** Start of SOURCE EXCERPT **

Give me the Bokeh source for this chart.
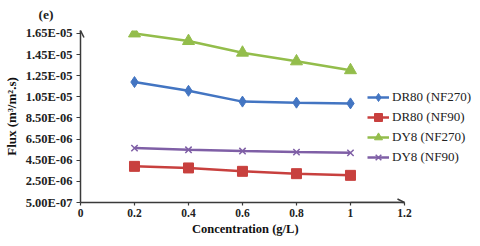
from bokeh.plotting import figure
from bokeh.models import Range1d, FixedTicker, CustomJSTickFormatter, Legend, LegendItem, Arrow, OpenHead
from bokeh.embed import file_html
from bokeh.resources import INLINE

# ---- data ----
concentration = [0.2, 0.4, 0.6, 0.8, 1.0]
dr80_nf270 = [1.19e-5, 1.107e-5, 1.005e-5, 9.95e-6, 9.88e-6]
dr80_nf90 = [3.92e-6, 3.77e-6, 3.45e-6, 3.23e-6, 3.07e-6]
dy8_nf270 = [1.65e-5, 1.578e-5, 1.468e-5, 1.386e-5, 1.302e-5]
dy8_nf90 = [5.65e-6, 5.49e-6, 5.37e-6, 5.27e-6, 5.2e-6]

series_names = ["DR80 (NF270)", "DR80 (NF90)", "DY8 (NF270)", "DY8 (NF90)"]
y_ticks = [5.0e-7, 2.5e-6, 4.5e-6, 6.5e-6, 8.5e-6, 1.05e-5, 1.25e-5, 1.45e-5, 1.65e-5]
x_ticks = [0, 0.2, 0.4, 0.6, 0.8, 1.0, 1.2]
x_tick_labels = ["0", "0.2", "0.4", "0.6", "0.8", "1", "1.2"]

X_MIN, X_AXIS_END, X_VIEW_MAX = 0.0, 1.2, 1.452
Y_MIN, Y_MAX = 5.0e-7, 1.678e-5

SERIF = "Liberation Serif"
AXIS_COLOR = "#3a3a3a"

p = figure(width=472, height=238, output_backend="svg", toolbar_location=None,
           x_range=Range1d(X_MIN, X_VIEW_MAX), y_range=Range1d(Y_MIN, Y_MAX),
           min_border_left=80, min_border_right=0, min_border_top=0, min_border_bottom=35)
p.outline_line_color = None
p.xgrid.visible = False
p.ygrid.visible = False
p.background_fill_color = "white"
p.border_fill_color = "white"

# title "(e)"
p.title.text = "(e)"
p.title.align = "left"
p.title.vertical_align = "top"
p.title.offset = -42
p.title.standoff = 13
p.title.text_font = SERIF
p.title.text_font_style = "bold"
p.title.text_font_size = "13.5px"
p.title.text_color = "#222222"

# axes
for ax in (p.xaxis[0], p.yaxis[0]):
    ax.axis_line_color = AXIS_COLOR
    ax.axis_line_width = 1.5
    ax.major_tick_line_color = AXIS_COLOR
    ax.major_tick_line_width = 1.2
    ax.minor_tick_line_color = None
    ax.major_tick_in = 0
    ax.major_label_text_font = SERIF
    ax.major_label_text_font_style = "bold"
    ax.major_label_text_color = "#222222"
    ax.axis_label_text_font = SERIF
    ax.axis_label_text_font_style = "bold"
    ax.axis_label_text_color = "#111111"

p.xaxis.bounds = (X_MIN, X_AXIS_END)
p.xaxis.ticker = FixedTicker(ticks=x_ticks)
p.xaxis.major_label_overrides = {t: l for t, l in zip(x_ticks, x_tick_labels)}
p.xaxis.major_tick_out = 3
p.xaxis.major_label_standoff = 3
p.xaxis.major_label_text_font_size = "11.5px"
p.xaxis.axis_label = "Concentration (g/L)" + "\u00a0" * 20
p.xaxis.axis_label_text_font_size = "12.5px"
p.xaxis.axis_label_standoff = 2

p.yaxis.ticker = FixedTicker(ticks=y_ticks)
p.yaxis.formatter = CustomJSTickFormatter(code="""
const s = tick.toExponential(2).split('e');
const e = parseInt(s[1]);
const a = Math.abs(e);
return s[0] + 'E' + (e < 0 ? '-' : '+') + (a < 10 ? '0' : '') + a;
""")
p.yaxis.major_tick_out = 4
p.yaxis.major_label_standoff = 4
p.yaxis.major_label_text_font_size = "12.5px"
p.yaxis.axis_label = "Flux (m\u00b3/m\u00b2.s)"
p.yaxis.axis_label_text_font_size = "13px"
p.yaxis.axis_label_standoff = 4

# arrow heads at the axis ends
p.add_layout(Arrow(end=OpenHead(size=7, line_width=1.5, line_color=AXIS_COLOR),
                   line_color=AXIS_COLOR, line_width=1.5,
                   x_start=X_MIN, y_start=y_ticks[-1], x_end=X_MIN, y_end=Y_MAX))
p.add_layout(Arrow(end=OpenHead(size=7, line_width=1.5, line_color=AXIS_COLOR),
                   line_color=AXIS_COLOR, line_width=1.5,
                   x_start=x_ticks[-2], y_start=Y_MIN, x_end=X_AXIS_END, y_end=Y_MIN))

colors = ["#4375C2", "#C8403E", "#93BD4B", "#7F5FA6"]
markers = ["diamond", "square", "triangle", "x"]
sizes = [11, 10, 12, 9]
values = [dr80_nf270, dr80_nf90, dy8_nf270, dy8_nf90]

items = []
for name, vals, c, m, s in zip(series_names, values, colors, markers, sizes):
    r1 = p.line(concentration, vals, line_color=c, line_width=2.5)
    if m == "x":
        r2 = p.scatter(concentration, vals, marker=m, size=s, line_color=c, line_width=1.5)
    else:
        r2 = p.scatter(concentration, vals, marker=m, size=s, fill_color=c, line_color=c)
    items.append(LegendItem(label=name, renderers=[r1, r2]))

legend = Legend(items=items, location=(287, 35), orientation="vertical",
                border_line_color=None, background_fill_alpha=0,
                padding=0, margin=0, spacing=0,
                label_text_font=SERIF, label_text_font_size="13px", label_text_color="#222222",
                label_height=20, glyph_height=20, glyph_width=22, label_standoff=3)
p.add_layout(legend, "center")

open("out.html", "w").write(file_html(p, INLINE))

** End of SOURCE EXCERPT **

▶ [TASK TO COMPLETE] Write the material out again exactly as it appears, dropping the pictures.

▶ [COMPLETED TASK]
Give me the Bokeh source for this chart.
from bokeh.plotting import figure
from bokeh.models import Range1d, FixedTicker, CustomJSTickFormatter, Legend, LegendItem, Arrow, OpenHead
from bokeh.embed import file_html
from bokeh.resources import INLINE

# ---- data ----
concentration = [0.2, 0.4, 0.6, 0.8, 1.0]
dr80_nf270 = [1.19e-5, 1.107e-5, 1.005e-5, 9.95e-6, 9.88e-6]
dr80_nf90 = [3.92e-6, 3.77e-6, 3.45e-6, 3.23e-6, 3.07e-6]
dy8_nf270 = [1.65e-5, 1.578e-5, 1.468e-5, 1.386e-5, 1.302e-5]
dy8_nf90 = [5.65e-6, 5.49e-6, 5.37e-6, 5.27e-6, 5.2e-6]

series_names = ["DR80 (NF270)", "DR80 (NF90)", "DY8 (NF270)", "DY8 (NF90)"]
y_ticks = [5.0e-7, 2.5e-6, 4.5e-6, 6.5e-6, 8.5e-6, 1.05e-5, 1.25e-5, 1.45e-5, 1.65e-5]
x_ticks = [0, 0.2, 0.4, 0.6, 0.8, 1.0, 1.2]
x_tick_labels = ["0", "0.2", "0.4", "0.6", "0.8", "1", "1.2"]

X_MIN, X_AXIS_END, X_VIEW_MAX = 0.0, 1.2, 1.452
Y_MIN, Y_MAX = 5.0e-7, 1.678e-5

SERIF = "Liberation Serif"
AXIS_COLOR = "#3a3a3a"

p = figure(width=472, height=238, output_backend="svg", toolbar_location=None,
           x_range=Range1d(X_MIN, X_VIEW_MAX), y_range=Range1d(Y_MIN, Y_MAX),
           min_border_left=80, min_border_right=0, min_border_top=0, min_border_bottom=35)
p.outline_line_color = None
p.xgrid.visible = False
p.ygrid.visible = False
p.background_fill_color = "white"
p.border_fill_color = "white"

# title "(e)"
p.title.text = "(e)"
p.title.align = "left"
p.title.vertical_align = "top"
p.title.offset = -42
p.title.standoff = 13
p.title.text_font = SERIF
p.title.text_font_style = "bold"
p.title.text_font_size = "13.5px"
p.title.text_color = "#222222"

# axes
for ax in (p.xaxis[0], p.yaxis[0]):
    ax.axis_line_color = AXIS_COLOR
    ax.axis_line_width = 1.5
    ax.major_tick_line_color = AXIS_COLOR
    ax.major_tick_line_width = 1.2
    ax.minor_tick_line_color = None
    ax.major_tick_in = 0
    ax.major_label_text_font = SERIF
    ax.major_label_text_font_style = "bold"
    ax.major_label_text_color = "#222222"
    ax.axis_label_text_font = SERIF
    ax.axis_label_text_font_style = "bold"
    ax.axis_label_text_color = "#111111"

p.xaxis.bounds = (X_MIN, X_AXIS_END)
p.xaxis.ticker = FixedTicker(ticks=x_ticks)
p.xaxis.major_label_overrides = {t: l for t, l in zip(x_ticks, x_tick_labels)}
p.xaxis.major_tick_out = 3
p.xaxis.major_label_standoff = 3
p.xaxis.major_label_text_font_size = "11.5px"
p.xaxis.axis_label = "Concentration (g/L)" + "\u00a0" * 20
p.xaxis.axis_label_text_font_size = "12.5px"
p.xaxis.axis_label_standoff = 2

p.yaxis.ticker = FixedTicker(ticks=y_ticks)
p.yaxis.formatter = CustomJSTickFormatter(code="""
const s = tick.toExponential(2).split('e');
const e = parseInt(s[1]);
const a = Math.abs(e);
return s[0] + 'E' + (e < 0 ? '-' : '+') + (a < 10 ? '0' : '') + a;
""")
p.yaxis.major_tick_out = 4
p.yaxis.major_label_standoff = 4
p.yaxis.major_label_text_font_size = "12.5px"
p.yaxis.axis_label = "Flux (m\u00b3/m\u00b2.s)"
p.yaxis.axis_label_text_font_size = "13px"
p.yaxis.axis_label_standoff = 4

# arrow heads at the axis ends
p.add_layout(Arrow(end=OpenHead(size=7, line_width=1.5, line_color=AXIS_COLOR),
                   line_color=AXIS_COLOR, line_width=1.5,
                   x_start=X_MIN, y_start=y_ticks[-1], x_end=X_MIN, y_end=Y_MAX))
p.add_layout(Arrow(end=OpenHead(size=7, line_width=1.5, line_color=AXIS_COLOR),
                   line_color=AXIS_COLOR, line_width=1.5,
                   x_start=x_ticks[-2], y_start=Y_MIN, x_end=X_AXIS_END, y_end=Y_MIN))

colors = ["#4375C2", "#C8403E", "#93BD4B", "#7F5FA6"]
markers = ["diamond", "square", "triangle", "x"]
sizes = [11, 10, 12, 9]
values = [dr80_nf270, dr80_nf90, dy8_nf270, dy8_nf90]

items = []
for name, vals, c, m, s in zip(series_names, values, colors, markers, sizes):
    r1 = p.line(concentration, vals, line_color=c, line_width=2.5)
    if m == "x":
        r2 = p.scatter(concentration, vals, marker=m, size=s, line_color=c, line_width=1.5)
    else:
        r2 = p.scatter(concentration, vals, marker=m, size=s, fill_color=c, line_color=c)
    items.append(LegendItem(label=name, renderers=[r1, r2]))

legend = Legend(items=items, location=(287, 35), orientation="vertical",
                border_line_color=None, background_fill_alpha=0,
                padding=0, margin=0, spacing=0,
                label_text_font=SERIF, label_text_font_size="13px", label_text_color="#222222",
                label_height=20, glyph_height=20, glyph_width=22, label_standoff=3)
p.add_layout(legend, "center")

open("out.html", "w").write(file_html(p, INLINE))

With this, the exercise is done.